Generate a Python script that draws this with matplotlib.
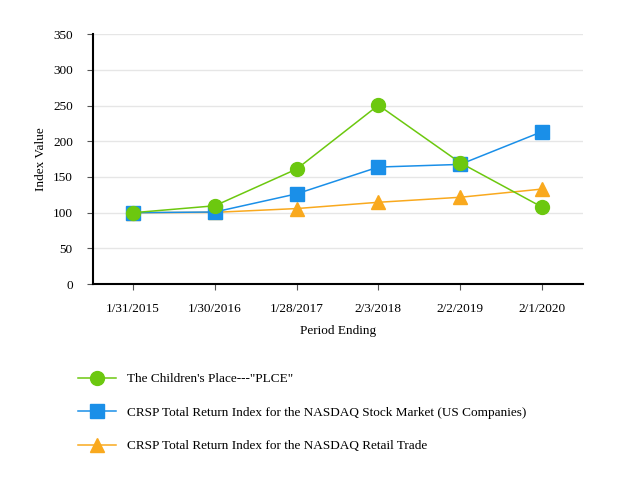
import matplotlib
matplotlib.use("Agg")
import matplotlib.pyplot as plt

plt.rcParams["font.family"] = ["Liberation Serif", "DejaVu Serif"]

PERIODS = ["1/31/2015", "1/30/2016", "1/28/2017", "2/3/2018", "2/2/2019", "2/1/2020"]
PLCE = [100, 109.7, 161.1, 250.5, 169.9, 107.9]
NASDAQ_US = [100, 101.0, 126.4, 163.9, 167.6, 213.4]
NASDAQ_RETAIL = [100, 100.5, 105.8, 114.6, 121.6, 133.1]

SERIES = [
    ('The Children\'s Place---"PLCE"', PLCE, "#6CC80F", "o", 10),
    ("CRSP Total Return Index for the NASDAQ Stock Market (US Companies)", NASDAQ_US, "#1A8FE8", "s", 10),
    ("CRSP Total Return Index for the NASDAQ Retail Trade", NASDAQ_RETAIL, "#F9A91E", "^", 10),
]

fig = plt.figure(figsize=(6.17, 4.80), dpi=100)
ax = fig.add_axes([0.1507, 0.408, 0.794, 0.521])

x = list(range(len(PERIODS)))
# draw in reverse so green sits on top
for label, vals, color, marker, ms in reversed(SERIES):
    ax.plot(x, vals, color=color, marker=marker, markersize=ms, linewidth=1.1,
            label=label, markeredgecolor=color)

ax.set_xlim(-0.49, 5.5)
ax.set_ylim(0, 350)
ax.set_yticks(range(0, 351, 50))
ax.set_xticks(x)
ax.set_xticklabels(PERIODS)
ax.tick_params(axis="both", labelsize=9.5, color="#555555", length=4.5)
ax.tick_params(axis="x", pad=9)
ax.tick_params(axis="y", pad=10)
ax.grid(axis="y", color="#e6e6e6", linewidth=1)
ax.set_axisbelow(True)
for side in ["top", "right"]:
    ax.spines[side].set_visible(False)
for side in ["left", "bottom"]:
    ax.spines[side].set_linewidth(1.5)
    ax.spines[side].set_color("black")

ax.set_ylabel("Index Value", fontsize=9.5, labelpad=4)
ax.set_xlabel("Period Ending", fontsize=9.5, labelpad=7)

handles, labels = ax.get_legend_handles_labels()
fig.legend(handles[::-1], labels[::-1], loc="upper left", bbox_to_anchor=(0.118, 0.234),
           frameon=False, fontsize=9.5, handlelength=2.9, handletextpad=0.8,
           labelspacing=1.62, borderaxespad=0)

fig.savefig("out.png", dpi=100)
..............................
§ Task instructions:
Pictures are excluded; extract exactly the lines from the start of the data through the line that holds "NASDAQ_RETAIL = [100, 100.5, 105.8, 114.6, 121.6, 133.1]", both ends included.

§ Solution for this task:
Generate a Python script that draws this with matplotlib.
import matplotlib
matplotlib.use("Agg")
import matplotlib.pyplot as plt

plt.rcParams["font.family"] = ["Liberation Serif", "DejaVu Serif"]

PERIODS = ["1/31/2015", "1/30/2016", "1/28/2017", "2/3/2018", "2/2/2019", "2/1/2020"]
PLCE = [100, 109.7, 161.1, 250.5, 169.9, 107.9]
NASDAQ_US = [100, 101.0, 126.4, 163.9, 167.6, 213.4]
NASDAQ_RETAIL = [100, 100.5, 105.8, 114.6, 121.6, 133.1]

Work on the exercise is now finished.